AN INFRASTRUCTURE FOR YOUTH MENTAL HEALTH
“I come at this issue of youth mental health, not just as a surgeon general or as a doctor, but first and foremost as a parent.
“How do I make sure that my kids have a foundation for good physical and mental health going forward?
“You can’t necessarily legislate your way out of stigma ... but where Congress can make a big difference is in focusing on expanding access to treatment, making sure that we are integrating primary care with mental health services, and we’re expanding our pipeline for ... mental health professionals.”
MENTAL HEALTH CARE IN BLACK AND BROWN COMMUNITIES
“Right now, only 2% of the 41,000 psychiatrists in our country are Black ... which is just a reflection of the lack of diversity we have in our mental health workforce and that has direct implications for providing care.”
“We do not have adequate representation in the workforce when it comes to communities of color.”

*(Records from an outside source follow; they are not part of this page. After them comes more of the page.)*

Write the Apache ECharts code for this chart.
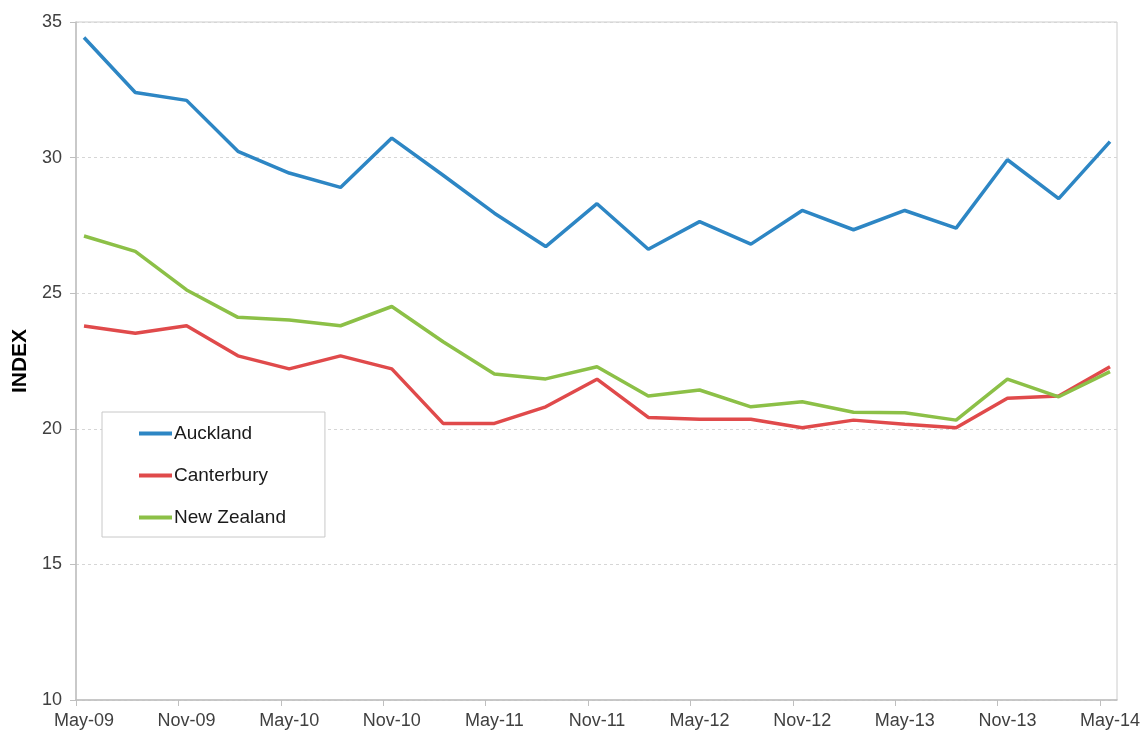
<!DOCTYPE html>
<html>
<head>
<meta charset="utf-8">
<script src="https://cdn.jsdelivr.net/npm/echarts@6/dist/echarts.min.js"></script>
<style>
  html, body { margin: 0; padding: 0; background: #fff; }
  #chart { width: 1145px; height: 733px; }
</style>
</head>
<body>
<div id="chart"></div>
<script>
// quarterly readings, May-09 .. May-14
const quarters = [
  'May-09', 'Aug-09', 'Nov-09', 'Feb-10', 'May-10', 'Aug-10', 'Nov-10',
  'Feb-11', 'May-11', 'Aug-11', 'Nov-11', 'Feb-12', 'May-12', 'Aug-12',
  'Nov-12', 'Feb-13', 'May-13', 'Aug-13', 'Nov-13', 'Feb-14', 'May-14'
];
const auckland = [
  34.43, 32.40, 32.11, 30.23, 29.43, 28.90, 30.72, 29.35, 27.95, 26.72, 28.30,
  26.62, 27.64, 26.81, 28.05, 27.34, 28.05, 27.40, 29.92, 28.49, 30.59
];
const canterbury = [
  23.79, 23.52, 23.80, 22.69, 22.21, 22.69, 22.21, 20.20, 20.20, 20.81, 21.83,
  20.42, 20.35, 20.35, 20.04, 20.32, 20.17, 20.04, 21.13, 21.21, 22.29
];
const newZealand = [
  27.11, 26.54, 25.12, 24.11, 24.01, 23.80, 24.51, 23.21, 22.02, 21.84, 22.29,
  21.21, 21.43, 20.81, 21.00, 20.61, 20.59, 20.32, 21.83, 21.18, 22.11
];
const seriesNames = ['Auckland', 'Canterbury', 'New Zealand'];
const seriesColors = ['#2d86c4', '#e04a4b', '#8cc047'];
const yTicks = { min: 10, max: 35, step: 5 };

const font = 'Liberation Sans, Arial, sans-serif';
const myChart = echarts.init(document.getElementById('chart'), null, { renderer: 'canvas' });

// tick marks every second quarter (May / Nov)
const tickIdx = quarters.map((q, i) => i).filter(i => i % 2 === 0);

const option = {
  animation: false,
  backgroundColor: '#fff',
  grid: [
    // grid 0 holds the lines, grid 1 is the frame with axes / ticks
    { left: 84, right: 35, top: 22, bottom: 33 },
    { left: 76, right: 28, top: 22, bottom: 33, show: true, borderColor: '#cccccc', borderWidth: 1 }
  ],
  legend: {
    orient: 'vertical',
    left: 102,
    top: 412,
    padding: [11, 39, 9, 37],
    itemGap: 21,
    icon: 'rect',
    itemWidth: 33,
    itemHeight: 4,
    borderColor: '#c8c8c8',
    borderWidth: 1,
    backgroundColor: '#fff',
    data: seriesNames,
    textStyle: { fontFamily: font, fontSize: 19, color: '#1a1a1a', padding: [0, 0, 0, -3], lineHeight: 21 }
  },
  xAxis: [
    {
      type: 'category',
      gridIndex: 0,
      data: quarters,
      boundaryGap: false,
      axisLine: { show: false },
      axisTick: { show: false },
      axisLabel: { interval: 1, fontFamily: font, fontSize: 18, color: '#404040', margin: 12 },
      splitLine: { show: false }
    },
    {
      type: 'value',
      gridIndex: 1,
      min: 0,
      max: 20.33,
      interval: 2,
      axisLine: { show: true, lineStyle: { color: '#bfbfbf', width: 1.5 } },
      axisTick: { show: true, length: 6, customValues: tickIdx, lineStyle: { color: '#bfbfbf' } },
      axisLabel: { show: false },
      splitLine: { show: false }
    }
  ],
  yAxis: [
    {
      type: 'value',
      gridIndex: 0,
      min: yTicks.min,
      max: yTicks.max,
      interval: yTicks.step,
      show: false
    },
    {
      type: 'value',
      gridIndex: 1,
      min: yTicks.min,
      max: yTicks.max,
      interval: yTicks.step,
      name: 'INDEX',
      nameLocation: 'middle',
      nameGap: 44,
      nameTextStyle: { fontFamily: font, fontSize: 21, fontWeight: 'bold', color: '#000' },
      axisLine: { show: true, lineStyle: { color: '#bfbfbf', width: 1.5 } },
      axisTick: { show: true, length: 6, lineStyle: { color: '#bfbfbf' } },
      axisLabel: { fontFamily: font, fontSize: 18, color: '#404040', margin: 14 },
      splitLine: { show: true, lineStyle: { color: '#d6d6d6', type: [3, 3], width: 1 } }
    }
  ],
  series: [auckland, canterbury, newZealand].map((vals, i) => ({
    name: seriesNames[i],
    type: 'line',
    xAxisIndex: 0,
    yAxisIndex: 0,
    data: vals,
    symbol: 'none',
    color: seriesColors[i],
    lineStyle: { width: 3.5, color: seriesColors[i] }
  }))
};

myChart.setOption(option);
</script>
</body>
</html>
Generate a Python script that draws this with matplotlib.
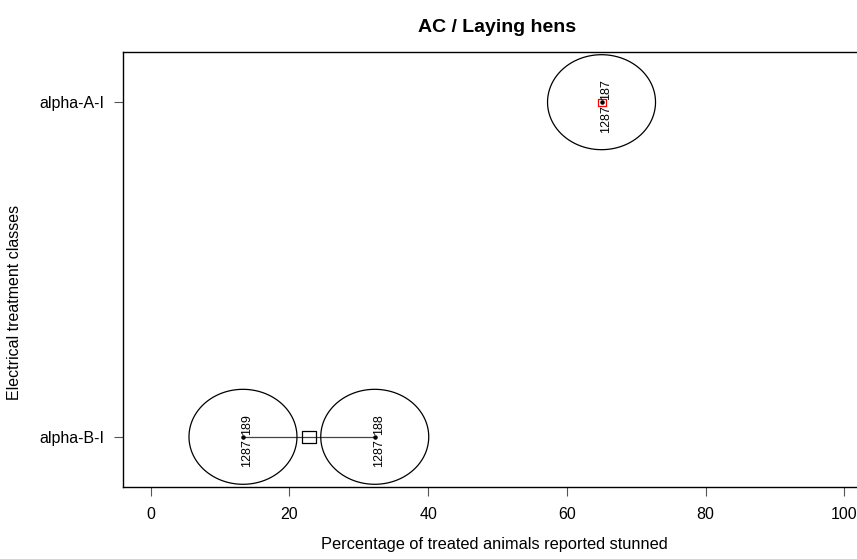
import numpy as np
import matplotlib
matplotlib.use("Agg")
import matplotlib.pyplot as plt
from matplotlib.path import Path

plt.rcParams['font.family'] = ['Liberation Sans', 'DejaVu Sans']

# 数据
classes = ['alpha-B-I', 'alpha-A-I']
study_x = [13.3, 32.3, 65.0]
study_class = ['alpha-B-I', 'alpha-B-I', 'alpha-A-I']
study_id = ['189', '188', '187']
study_n = [1287, 1287, 1287]
mean_x = [22.8, 65.0]
mean_color = ['black', 'red']
x_ticks = [0, 20, 40, 60, 80, 100]

W, H = 857, 559
fig = plt.figure(figsize=(W / 100, H / 100), dpi=100, facecolor="white")
ax = fig.add_axes([123 / W, 72 / H, (872 - 123) / W, (487 - 52) / H])
ax.set_xlim(-4, 104)
ax.set_ylim(0.85, 2.15)

ypos = {c: i + 1 for i, c in enumerate(classes)}
sy = [ypos[c] for c in study_class]

# 椭圆形的圆圈（图片被横向拉伸）
t = np.linspace(0, 2 * np.pi, 100)
ell = Path(np.column_stack([1.137 * np.cos(t), np.sin(t)]), closed=True)
box = Path([(-1.137, -1), (1.137, -1), (1.137, 1), (-1.137, 1), (-1.137, -1)], closed=True)

# 同一类别的研究之间连线
for c in classes:
    xs = [x for x, cc in zip(study_x, study_class) if cc == c]
    if len(xs) > 1:
        ax.plot([min(xs), max(xs)], [ypos[c], ypos[c]], color='#444444', lw=0.9, zorder=1)

ax.scatter(study_x, sy, s=(108 * 0.72) ** 2, marker=ell, facecolors='none',
           edgecolors='black', linewidths=0.9, zorder=2)
ax.scatter(study_x, sy, s=5, color='black', zorder=4)

# 平均值方块
msize = [(14 * 0.72) ** 2, (8 * 0.72) ** 2]
for i, c in enumerate(classes):
    ax.scatter([mean_x[i]], [ypos[c]], s=msize[i], marker=box, facecolors='none',
               edgecolors=mean_color[i], linewidths=0.9, zorder=3)

# 研究编号和样本量
for x, y, sid, n in zip(study_x, sy, study_id, study_n):
    ax.annotate(sid, (x, y), xytext=(3, 1.6), textcoords='offset points', rotation=90,
                ha='center', va='bottom', fontsize=9)
    ax.annotate(str(n), (x, y), xytext=(3.3, -2), textcoords='offset points', rotation=90,
                ha='center', va='top', fontsize=9)

ax.set_xticks(x_ticks)
ax.set_xticklabels([str(v) for v in x_ticks])
ax.set_yticks([ypos[c] for c in classes])
ax.set_yticklabels(classes)
ax.tick_params(axis='both', length=6.5, width=0.8, color='#555555', labelsize=11.5)
ax.tick_params(axis='x', pad=8)
ax.tick_params(axis='y', pad=7)
for s in ax.spines.values():
    s.set_linewidth(1.0)

fig.text(497 / W, 1 - 28 / H, 'AC / Laying hens', ha='center', va='center',
         fontsize=14, fontweight='bold')
fig.text(494 / W, 1 - 545 / H, 'Percentage of treated animals reported stunned',
         ha='center', va='center', fontsize=11.8)
fig.text(15 / W, 1 - 302 / H, 'Electrical treatment classes', ha='center', va='center',
         rotation=90, fontsize=11.5)

fig.savefig("out.png", dpi=100, facecolor="white")
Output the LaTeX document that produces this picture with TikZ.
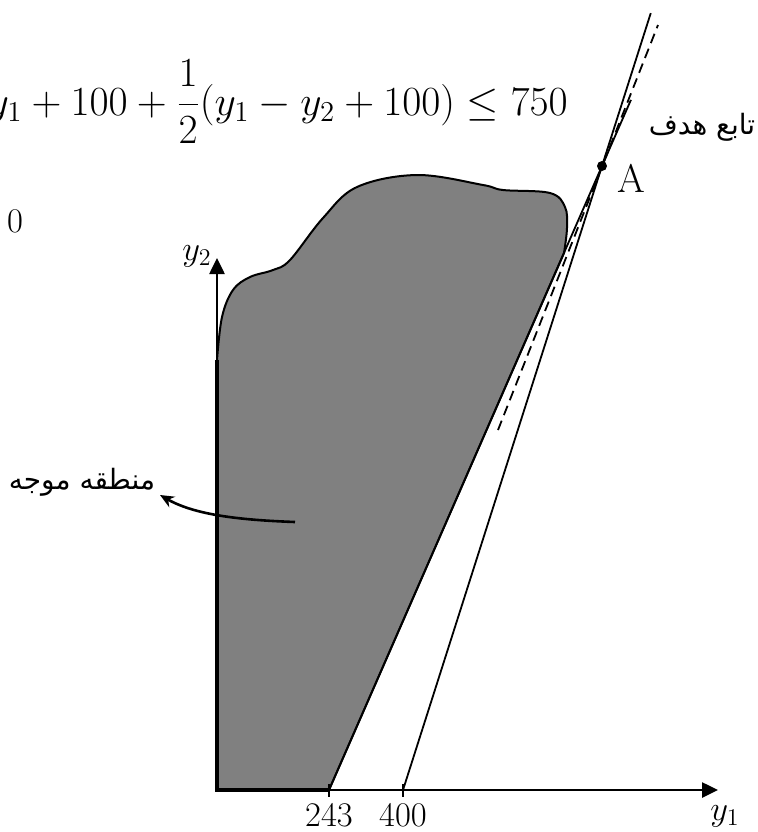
\documentclass[tikz,border=0pt]{standalone}
\usepackage{amsmath}
\usepackage{amssymb}
\usepackage{fontspec}
\usepackage{tikz}
\usetikzlibrary{positioning,arrows.meta,calc}
\newfontfamily\arabicfont[Script=Arabic]{DejaVu Sans}
\TeXXeTstate=1

\begin{document}
\begin{tikzpicture}[x=0.5pt,y=-0.5pt,
    axis/.style={line width=1.3pt,-{Triangle[length=8pt,width=7.5pt]}},
    bound/.style={line width=0.9pt},
    lab/.style={font=\fontsize{17}{20}\selectfont,inner sep=1pt},
    fa/.style={font=\arabicfont\fontsize{14}{18}\selectfont}]
  \useasboundingbox (0,0) rectangle (757,832);
  \coordinate (O) at (217,790);
  \coordinate (xend) at (718,790);
  \coordinate (yend) at (217,258);
  \coordinate (p243) at (329,790);
  \coordinate (p400) at (403,790);
  \coordinate (A) at (602,166);
  % feasible region
  \filldraw[fill=gray,line width=1pt] (O) -- plot[smooth,tension=0.6] coordinates {(217,360) (222,317) (233,290) (250,277) (273,270) (290,260) (323,218) (357,187) (417,175) (483,185) (503,190) (550,193) (565,207) (567,228) (564,253)} -- (p243) -- cycle;
  \draw[line width=2.2pt] (217,360) -- (O) -- (p243);
  % axes
  \draw[axis] (O) -- (xend);
  \draw[axis] (O) -- (yend);
  \node[lab] (ylab1) at (725,816) {$y_1$};
  \node[lab] (ylab2) at (197,256) {$y_2$};
  \foreach \x/\lab in {329/243, 403/400} {
    \draw[bound] (\x,784) -- (\x,797);
    \node[lab] (t\lab) at (\x,815) {$\lab$};
  }
  % constraint lines through A
  \draw[bound] (p243) -- ($(p243)!1.106!(A)$);
  \draw[bound] (p400) -- ($(p400)!1.245!(A)$);
  % objective (dashed)
  \draw[bound,dash pattern=on 5pt off 3pt] (498,430) -- (658,25);
  \fill (A) circle[radius=5];
  \node[font=\fontsize{20}{24}\selectfont] (Alab) at (631,178) {A};
  \node[fa] (obj) at (702,127) {\beginR تابع هدف\endR};
  % feasible label
  \node[fa] (feas) at (82,482) {\beginR منطقه موجه\endR};
  \coordinate (tip) at (160,495);
  \draw[line width=1.3pt,-{Stealth[length=7pt,width=6pt]}] (295,522) .. controls (240,520) and (195,515) .. (tip);
  % constraint text
  \node[font=\fontsize{20}{24}\selectfont,anchor=base east,inner sep=0pt] (cons) at (568,115) {$\displaystyle y_1+100+\frac{1}{2}(y_1-y_2+100)\le 750$};
  \node[font=\fontsize{19}{23}\selectfont] (nonneg) at (15,221) {$0$};
\end{tikzpicture}
\end{document}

“We may come in different flavors and maybe different words are used to describe mental illness, but there’s this stigma that makes people feel ashamed.
“When I was in high school, we had an uncle who lived close by to us, who was struggling with depression and we didn’t know it. We found that he had taken his life and I still remember just how that shook me.
“People who are struggling with mental illness who are people of color are often less likely to go and seek out help.”
A SENSE OF HOPE
“What gives me hope is actually our experience with the COVID-19 vaccination effort in equity.
“There was a gap in the very beginning. We saw that Latino and Black communities and Native American communities were less likely to be vaccinated.
“But then we worked as hard as we could to close that gap with the help of trusted messengers, increasing access points and doing everything we could.
“We’ve got to bring that same focus, that same accountability to closing the equity gap when it comes to mental health.”